Task statement - List each line of the data in which the string "this" appears.

The records -
- - - - -
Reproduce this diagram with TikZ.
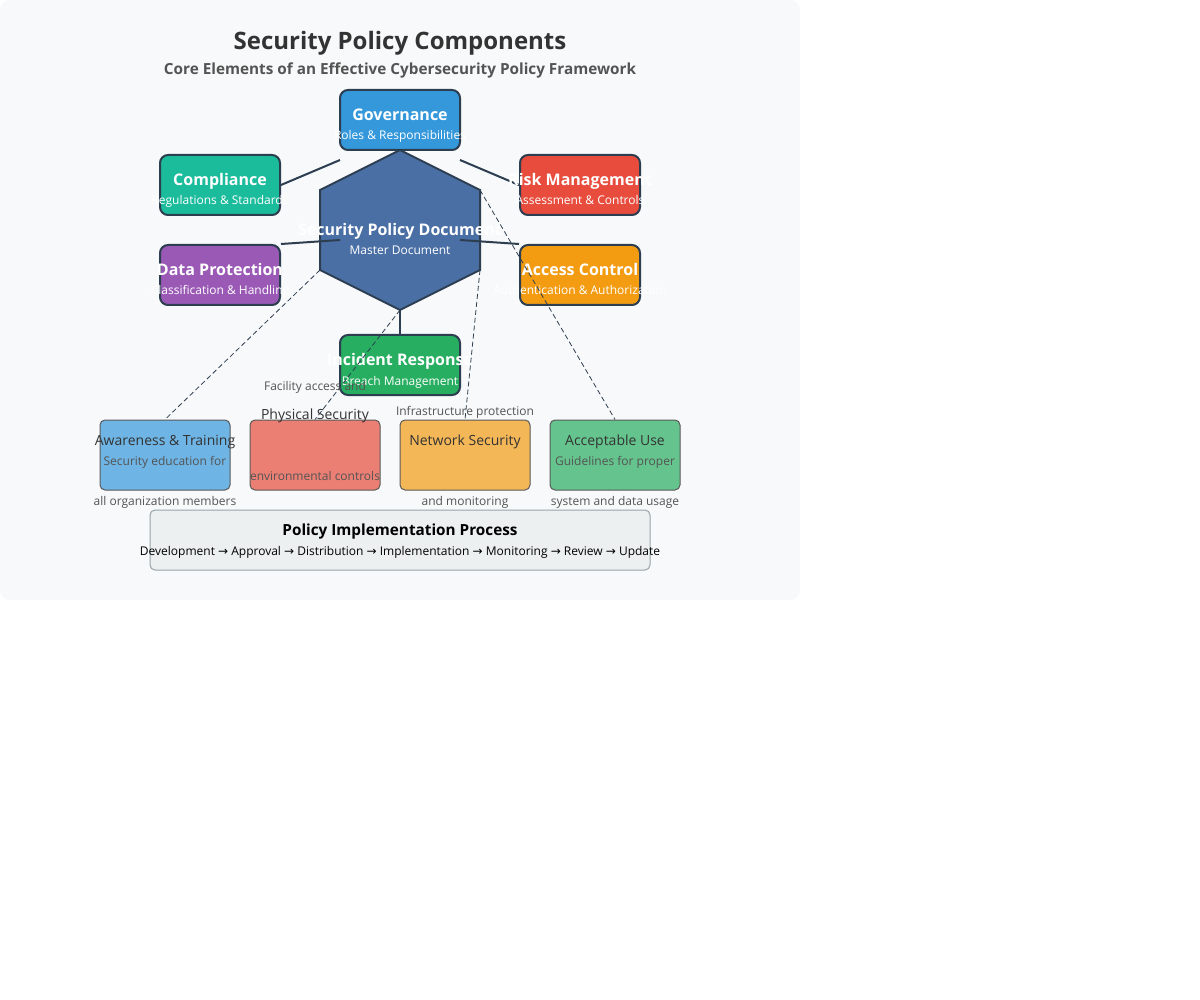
- - - - -
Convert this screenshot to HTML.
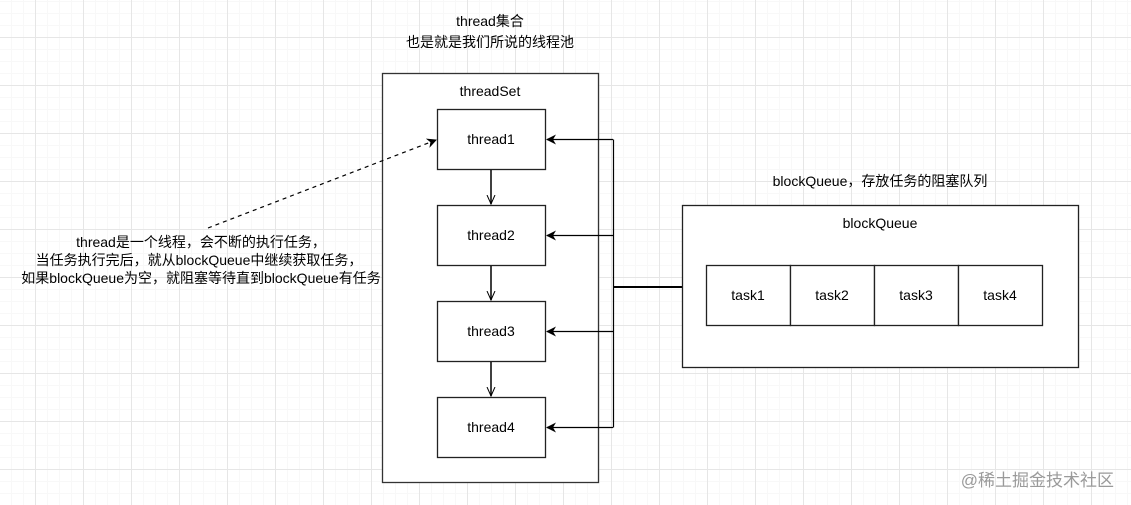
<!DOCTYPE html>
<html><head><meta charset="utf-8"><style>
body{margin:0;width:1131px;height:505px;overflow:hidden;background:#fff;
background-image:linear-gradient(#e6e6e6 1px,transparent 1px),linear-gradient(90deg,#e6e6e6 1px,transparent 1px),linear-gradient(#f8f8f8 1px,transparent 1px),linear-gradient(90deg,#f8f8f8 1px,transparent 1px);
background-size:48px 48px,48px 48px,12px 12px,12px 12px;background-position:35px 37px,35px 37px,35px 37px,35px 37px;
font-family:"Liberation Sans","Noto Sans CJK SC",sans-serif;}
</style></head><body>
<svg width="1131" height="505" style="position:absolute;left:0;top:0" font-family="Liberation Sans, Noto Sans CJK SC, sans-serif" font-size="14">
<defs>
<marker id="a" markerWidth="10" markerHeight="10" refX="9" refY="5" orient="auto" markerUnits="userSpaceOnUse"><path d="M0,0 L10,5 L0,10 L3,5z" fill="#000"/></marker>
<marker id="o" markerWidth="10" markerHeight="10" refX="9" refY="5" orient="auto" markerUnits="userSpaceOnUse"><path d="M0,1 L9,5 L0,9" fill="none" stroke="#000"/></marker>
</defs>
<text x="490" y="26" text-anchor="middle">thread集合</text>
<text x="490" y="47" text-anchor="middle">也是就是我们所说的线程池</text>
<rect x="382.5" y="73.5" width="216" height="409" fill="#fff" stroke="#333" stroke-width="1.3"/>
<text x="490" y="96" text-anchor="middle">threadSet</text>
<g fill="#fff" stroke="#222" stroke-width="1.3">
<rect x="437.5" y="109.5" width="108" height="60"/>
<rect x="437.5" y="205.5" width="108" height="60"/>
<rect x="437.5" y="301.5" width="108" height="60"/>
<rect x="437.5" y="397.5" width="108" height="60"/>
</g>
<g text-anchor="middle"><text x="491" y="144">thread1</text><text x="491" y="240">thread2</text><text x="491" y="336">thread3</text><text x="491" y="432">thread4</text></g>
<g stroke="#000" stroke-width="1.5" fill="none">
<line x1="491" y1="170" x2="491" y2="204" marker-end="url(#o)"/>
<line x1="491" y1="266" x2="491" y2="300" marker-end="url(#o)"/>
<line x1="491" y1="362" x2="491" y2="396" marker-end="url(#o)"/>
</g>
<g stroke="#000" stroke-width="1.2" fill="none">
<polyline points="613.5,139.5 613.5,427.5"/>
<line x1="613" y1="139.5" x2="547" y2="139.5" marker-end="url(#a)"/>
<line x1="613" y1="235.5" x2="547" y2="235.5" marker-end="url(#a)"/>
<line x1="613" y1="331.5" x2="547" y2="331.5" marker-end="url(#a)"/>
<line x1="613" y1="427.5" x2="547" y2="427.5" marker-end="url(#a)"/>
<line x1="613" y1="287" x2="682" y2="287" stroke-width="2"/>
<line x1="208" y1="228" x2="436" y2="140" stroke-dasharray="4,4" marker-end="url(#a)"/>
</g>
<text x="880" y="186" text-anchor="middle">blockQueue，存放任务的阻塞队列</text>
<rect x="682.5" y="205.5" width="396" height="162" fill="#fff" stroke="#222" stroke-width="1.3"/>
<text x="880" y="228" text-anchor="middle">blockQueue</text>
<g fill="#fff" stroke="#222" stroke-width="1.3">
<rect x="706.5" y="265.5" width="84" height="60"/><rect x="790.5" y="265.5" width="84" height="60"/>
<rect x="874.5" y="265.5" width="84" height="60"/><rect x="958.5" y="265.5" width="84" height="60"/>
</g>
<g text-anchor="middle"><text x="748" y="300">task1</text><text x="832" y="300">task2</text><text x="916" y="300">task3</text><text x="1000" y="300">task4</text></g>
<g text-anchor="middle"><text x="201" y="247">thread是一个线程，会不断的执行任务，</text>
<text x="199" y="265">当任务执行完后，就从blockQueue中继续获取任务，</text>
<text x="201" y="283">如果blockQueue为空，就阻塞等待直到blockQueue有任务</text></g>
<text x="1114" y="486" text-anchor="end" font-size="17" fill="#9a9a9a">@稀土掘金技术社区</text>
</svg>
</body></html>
- - - - -
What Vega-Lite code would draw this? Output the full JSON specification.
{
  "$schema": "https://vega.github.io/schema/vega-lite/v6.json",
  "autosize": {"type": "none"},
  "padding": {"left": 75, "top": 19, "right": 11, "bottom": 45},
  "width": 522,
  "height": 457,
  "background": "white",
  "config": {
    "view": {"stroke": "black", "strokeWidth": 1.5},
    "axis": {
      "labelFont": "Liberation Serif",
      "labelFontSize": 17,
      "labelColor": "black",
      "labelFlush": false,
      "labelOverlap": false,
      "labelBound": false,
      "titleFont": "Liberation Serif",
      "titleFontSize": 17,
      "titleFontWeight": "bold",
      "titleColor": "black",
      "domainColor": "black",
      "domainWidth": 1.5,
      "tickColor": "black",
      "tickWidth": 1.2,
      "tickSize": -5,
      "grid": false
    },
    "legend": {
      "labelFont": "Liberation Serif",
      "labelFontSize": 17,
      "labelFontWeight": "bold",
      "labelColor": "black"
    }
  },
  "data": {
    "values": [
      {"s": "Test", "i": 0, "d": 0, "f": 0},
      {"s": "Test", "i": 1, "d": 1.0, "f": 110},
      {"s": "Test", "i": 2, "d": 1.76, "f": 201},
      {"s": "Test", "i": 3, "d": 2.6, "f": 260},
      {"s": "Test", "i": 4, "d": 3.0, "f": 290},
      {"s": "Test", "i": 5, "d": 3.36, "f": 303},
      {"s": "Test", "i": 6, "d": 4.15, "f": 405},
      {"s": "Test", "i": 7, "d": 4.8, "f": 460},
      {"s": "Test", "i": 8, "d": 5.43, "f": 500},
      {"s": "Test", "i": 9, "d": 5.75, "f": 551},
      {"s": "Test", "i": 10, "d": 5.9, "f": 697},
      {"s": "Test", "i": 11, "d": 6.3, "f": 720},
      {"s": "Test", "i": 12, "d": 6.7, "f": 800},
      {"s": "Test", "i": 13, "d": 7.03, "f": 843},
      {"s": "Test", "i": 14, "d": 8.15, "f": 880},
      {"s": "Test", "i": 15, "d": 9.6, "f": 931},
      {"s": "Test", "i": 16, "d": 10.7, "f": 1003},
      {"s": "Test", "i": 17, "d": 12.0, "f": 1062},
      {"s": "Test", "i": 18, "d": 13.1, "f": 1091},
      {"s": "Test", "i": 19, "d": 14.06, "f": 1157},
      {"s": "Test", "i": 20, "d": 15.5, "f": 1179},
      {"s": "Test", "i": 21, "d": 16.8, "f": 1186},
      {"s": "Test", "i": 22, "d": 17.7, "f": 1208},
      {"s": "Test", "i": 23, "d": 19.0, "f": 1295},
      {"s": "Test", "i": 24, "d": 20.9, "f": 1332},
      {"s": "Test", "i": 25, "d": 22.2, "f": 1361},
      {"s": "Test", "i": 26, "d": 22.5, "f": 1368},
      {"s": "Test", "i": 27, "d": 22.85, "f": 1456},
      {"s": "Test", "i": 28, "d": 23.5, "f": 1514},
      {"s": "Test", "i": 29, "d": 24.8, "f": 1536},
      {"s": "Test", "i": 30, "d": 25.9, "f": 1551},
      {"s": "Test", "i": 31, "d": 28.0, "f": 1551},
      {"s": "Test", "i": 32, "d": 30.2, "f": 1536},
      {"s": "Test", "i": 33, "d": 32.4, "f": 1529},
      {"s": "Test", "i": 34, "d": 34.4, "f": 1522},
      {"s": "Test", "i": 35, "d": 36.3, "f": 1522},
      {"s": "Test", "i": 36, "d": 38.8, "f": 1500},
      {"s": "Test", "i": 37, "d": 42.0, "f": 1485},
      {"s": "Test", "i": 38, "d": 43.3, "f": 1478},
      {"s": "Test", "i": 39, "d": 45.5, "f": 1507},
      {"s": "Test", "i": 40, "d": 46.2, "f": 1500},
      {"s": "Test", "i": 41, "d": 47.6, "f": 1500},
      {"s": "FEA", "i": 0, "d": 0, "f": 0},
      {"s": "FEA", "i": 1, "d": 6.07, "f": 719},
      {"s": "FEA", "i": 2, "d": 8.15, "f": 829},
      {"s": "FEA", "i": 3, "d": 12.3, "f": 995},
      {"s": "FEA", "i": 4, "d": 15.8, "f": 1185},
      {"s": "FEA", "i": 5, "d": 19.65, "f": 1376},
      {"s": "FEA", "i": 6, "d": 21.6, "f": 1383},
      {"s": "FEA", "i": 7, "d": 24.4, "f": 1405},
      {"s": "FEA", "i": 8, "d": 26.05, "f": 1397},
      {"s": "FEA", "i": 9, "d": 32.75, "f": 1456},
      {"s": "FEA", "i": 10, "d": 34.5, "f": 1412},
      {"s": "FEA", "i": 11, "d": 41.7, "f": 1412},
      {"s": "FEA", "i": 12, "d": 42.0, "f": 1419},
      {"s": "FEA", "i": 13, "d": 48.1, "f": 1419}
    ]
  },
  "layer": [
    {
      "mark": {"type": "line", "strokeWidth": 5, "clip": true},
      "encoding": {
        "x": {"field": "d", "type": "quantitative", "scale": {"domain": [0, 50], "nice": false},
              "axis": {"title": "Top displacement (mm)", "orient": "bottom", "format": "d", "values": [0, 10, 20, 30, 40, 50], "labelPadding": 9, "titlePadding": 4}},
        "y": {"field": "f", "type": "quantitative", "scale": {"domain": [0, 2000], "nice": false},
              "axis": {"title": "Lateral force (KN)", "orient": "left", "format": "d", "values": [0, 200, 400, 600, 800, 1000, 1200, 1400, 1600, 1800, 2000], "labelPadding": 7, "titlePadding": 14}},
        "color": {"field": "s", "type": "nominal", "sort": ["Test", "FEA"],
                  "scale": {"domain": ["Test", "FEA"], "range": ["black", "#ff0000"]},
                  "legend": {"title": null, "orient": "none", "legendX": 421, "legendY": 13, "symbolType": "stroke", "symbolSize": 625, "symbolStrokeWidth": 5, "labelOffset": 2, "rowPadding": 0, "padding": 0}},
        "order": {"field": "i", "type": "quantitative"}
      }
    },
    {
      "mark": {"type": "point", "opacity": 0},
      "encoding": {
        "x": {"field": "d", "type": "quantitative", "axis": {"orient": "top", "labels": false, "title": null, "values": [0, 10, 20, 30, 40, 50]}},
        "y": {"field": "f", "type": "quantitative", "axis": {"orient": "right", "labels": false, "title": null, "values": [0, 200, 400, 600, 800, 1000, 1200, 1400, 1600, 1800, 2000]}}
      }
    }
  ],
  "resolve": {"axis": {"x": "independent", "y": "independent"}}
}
- - - - -
Exercise output -
Reproduce this diagram with TikZ.
Convert this screenshot to HTML.
What Vega-Lite code would draw this? Output the full JSON specification.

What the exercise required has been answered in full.